(Stored data entries)

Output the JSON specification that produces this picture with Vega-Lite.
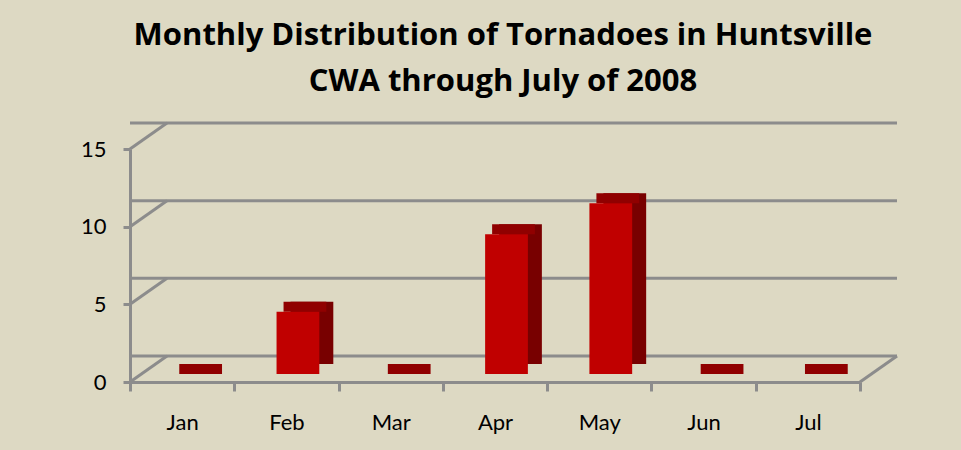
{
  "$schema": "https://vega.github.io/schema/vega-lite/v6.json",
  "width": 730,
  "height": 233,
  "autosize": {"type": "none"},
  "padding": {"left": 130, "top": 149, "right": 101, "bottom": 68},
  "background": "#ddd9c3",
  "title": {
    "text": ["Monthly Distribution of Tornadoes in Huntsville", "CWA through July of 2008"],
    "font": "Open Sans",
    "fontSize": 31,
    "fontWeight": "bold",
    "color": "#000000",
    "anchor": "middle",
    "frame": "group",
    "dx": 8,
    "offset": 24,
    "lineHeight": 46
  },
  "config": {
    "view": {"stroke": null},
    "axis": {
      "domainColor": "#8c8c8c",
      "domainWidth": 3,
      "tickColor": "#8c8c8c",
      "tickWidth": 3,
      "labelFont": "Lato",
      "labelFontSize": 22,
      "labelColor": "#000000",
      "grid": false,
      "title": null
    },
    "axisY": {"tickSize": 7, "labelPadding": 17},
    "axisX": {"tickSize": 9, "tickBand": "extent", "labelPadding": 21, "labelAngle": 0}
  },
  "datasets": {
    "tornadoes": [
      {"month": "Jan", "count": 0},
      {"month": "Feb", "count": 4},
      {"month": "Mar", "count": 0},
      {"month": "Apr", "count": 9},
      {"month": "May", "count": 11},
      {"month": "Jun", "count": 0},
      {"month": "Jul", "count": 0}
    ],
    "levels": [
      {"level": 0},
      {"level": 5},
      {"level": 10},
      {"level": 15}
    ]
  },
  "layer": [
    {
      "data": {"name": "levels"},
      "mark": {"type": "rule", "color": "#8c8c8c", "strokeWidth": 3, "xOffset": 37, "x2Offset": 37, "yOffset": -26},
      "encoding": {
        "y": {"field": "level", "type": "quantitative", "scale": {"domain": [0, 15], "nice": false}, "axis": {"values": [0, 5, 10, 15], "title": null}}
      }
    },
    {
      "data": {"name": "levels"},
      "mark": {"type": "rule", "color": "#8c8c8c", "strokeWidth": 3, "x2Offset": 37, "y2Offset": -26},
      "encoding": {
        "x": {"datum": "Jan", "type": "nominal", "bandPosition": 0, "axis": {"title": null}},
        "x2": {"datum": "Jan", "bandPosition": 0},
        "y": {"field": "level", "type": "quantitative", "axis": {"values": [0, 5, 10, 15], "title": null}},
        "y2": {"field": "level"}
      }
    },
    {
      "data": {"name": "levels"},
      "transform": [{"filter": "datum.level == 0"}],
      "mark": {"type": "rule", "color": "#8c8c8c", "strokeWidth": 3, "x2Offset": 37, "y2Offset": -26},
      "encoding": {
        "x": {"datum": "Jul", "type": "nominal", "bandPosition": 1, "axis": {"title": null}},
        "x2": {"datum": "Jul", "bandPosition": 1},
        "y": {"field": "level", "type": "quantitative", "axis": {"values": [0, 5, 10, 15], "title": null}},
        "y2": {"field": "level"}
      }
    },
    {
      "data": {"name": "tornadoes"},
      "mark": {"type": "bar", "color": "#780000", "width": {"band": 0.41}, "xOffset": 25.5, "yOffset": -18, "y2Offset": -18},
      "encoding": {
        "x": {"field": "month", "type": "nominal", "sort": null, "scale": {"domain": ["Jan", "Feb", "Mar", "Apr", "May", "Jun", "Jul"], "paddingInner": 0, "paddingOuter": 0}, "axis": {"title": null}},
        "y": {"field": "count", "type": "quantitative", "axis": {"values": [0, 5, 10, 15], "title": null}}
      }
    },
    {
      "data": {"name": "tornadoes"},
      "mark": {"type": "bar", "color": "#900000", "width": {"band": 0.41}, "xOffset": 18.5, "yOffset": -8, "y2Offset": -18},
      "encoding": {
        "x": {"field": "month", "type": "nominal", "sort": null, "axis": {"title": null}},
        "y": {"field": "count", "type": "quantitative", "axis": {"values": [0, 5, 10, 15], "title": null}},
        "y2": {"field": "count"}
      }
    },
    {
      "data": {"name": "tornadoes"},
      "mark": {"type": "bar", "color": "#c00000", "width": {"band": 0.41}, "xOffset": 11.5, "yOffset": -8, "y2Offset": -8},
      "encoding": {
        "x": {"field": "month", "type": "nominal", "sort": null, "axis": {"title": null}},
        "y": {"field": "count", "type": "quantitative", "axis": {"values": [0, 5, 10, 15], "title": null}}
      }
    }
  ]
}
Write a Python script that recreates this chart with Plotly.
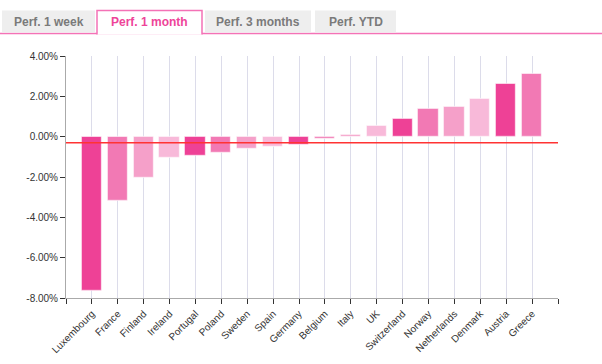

(Problem to solve): Transcribe every line from the records above without alteration, and leave out the images.

(Solution to the exercise):
Output the JSON specification that produces this picture with Vega-Lite.
{
  "$schema": "https://vega.github.io/schema/vega-lite/v6.json",
  "width": 730,
  "height": 233,
  "autosize": {"type": "none"},
  "padding": {"left": 130, "top": 149, "right": 101, "bottom": 68},
  "background": "#ddd9c3",
  "title": {
    "text": ["Monthly Distribution of Tornadoes in Huntsville", "CWA through July of 2008"],
    "font": "Open Sans",
    "fontSize": 31,
    "fontWeight": "bold",
    "color": "#000000",
    "anchor": "middle",
    "frame": "group",
    "dx": 8,
    "offset": 24,
    "lineHeight": 46
  },
  "config": {
    "view": {"stroke": null},
    "axis": {
      "domainColor": "#8c8c8c",
      "domainWidth": 3,
      "tickColor": "#8c8c8c",
      "tickWidth": 3,
      "labelFont": "Lato",
      "labelFontSize": 22,
      "labelColor": "#000000",
      "grid": false,
      "title": null
    },
    "axisY": {"tickSize": 7, "labelPadding": 17},
    "axisX": {"tickSize": 9, "tickBand": "extent", "labelPadding": 21, "labelAngle": 0}
  },
  "datasets": {
    "tornadoes": [
      {"month": "Jan", "count": 0},
      {"month": "Feb", "count": 4},
      {"month": "Mar", "count": 0},
      {"month": "Apr", "count": 9},
      {"month": "May", "count": 11},
      {"month": "Jun", "count": 0},
      {"month": "Jul", "count": 0}
    ],
    "levels": [
      {"level": 0},
      {"level": 5},
      {"level": 10},
      {"level": 15}
    ]
  },
  "layer": [
    {
      "data": {"name": "levels"},
      "mark": {"type": "rule", "color": "#8c8c8c", "strokeWidth": 3, "xOffset": 37, "x2Offset": 37, "yOffset": -26},
      "encoding": {
        "y": {"field": "level", "type": "quantitative", "scale": {"domain": [0, 15], "nice": false}, "axis": {"values": [0, 5, 10, 15], "title": null}}
      }
    },
    {
      "data": {"name": "levels"},
      "mark": {"type": "rule", "color": "#8c8c8c", "strokeWidth": 3, "x2Offset": 37, "y2Offset": -26},
      "encoding": {
        "x": {"datum": "Jan", "type": "nominal", "bandPosition": 0, "axis": {"title": null}},
        "x2": {"datum": "Jan", "bandPosition": 0},
        "y": {"field": "level", "type": "quantitative", "axis": {"values": [0, 5, 10, 15], "title": null}},
        "y2": {"field": "level"}
      }
    },
    {
      "data": {"name": "levels"},
      "transform": [{"filter": "datum.level == 0"}],
      "mark": {"type": "rule", "color": "#8c8c8c", "strokeWidth": 3, "x2Offset": 37, "y2Offset": -26},
      "encoding": {
        "x": {"datum": "Jul", "type": "nominal", "bandPosition": 1, "axis": {"title": null}},
        "x2": {"datum": "Jul", "bandPosition": 1},
        "y": {"field": "level", "type": "quantitative", "axis": {"values": [0, 5, 10, 15], "title": null}},
        "y2": {"field": "level"}
      }
    },
    {
      "data": {"name": "tornadoes"},
      "mark": {"type": "bar", "color": "#780000", "width": {"band": 0.41}, "xOffset": 25.5, "yOffset": -18, "y2Offset": -18},
      "encoding": {
        "x": {"field": "month", "type": "nominal", "sort": null, "scale": {"domain": ["Jan", "Feb", "Mar", "Apr", "May", "Jun", "Jul"], "paddingInner": 0, "paddingOuter": 0}, "axis": {"title": null}},
        "y": {"field": "count", "type": "quantitative", "axis": {"values": [0, 5, 10, 15], "title": null}}
      }
    },
    {
      "data": {"name": "tornadoes"},
      "mark": {"type": "bar", "color": "#900000", "width": {"band": 0.41}, "xOffset": 18.5, "yOffset": -8, "y2Offset": -18},
      "encoding": {
        "x": {"field": "month", "type": "nominal", "sort": null, "axis": {"title": null}},
        "y": {"field": "count", "type": "quantitative", "axis": {"values": [0, 5, 10, 15], "title": null}},
        "y2": {"field": "count"}
      }
    },
    {
      "data": {"name": "tornadoes"},
      "mark": {"type": "bar", "color": "#c00000", "width": {"band": 0.41}, "xOffset": 11.5, "yOffset": -8, "y2Offset": -8},
      "encoding": {
        "x": {"field": "month", "type": "nominal", "sort": null, "axis": {"title": null}},
        "y": {"field": "count", "type": "quantitative", "axis": {"values": [0, 5, 10, 15], "title": null}}
      }
    }
  ]
}
Write a Python script that recreates this chart with Plotly.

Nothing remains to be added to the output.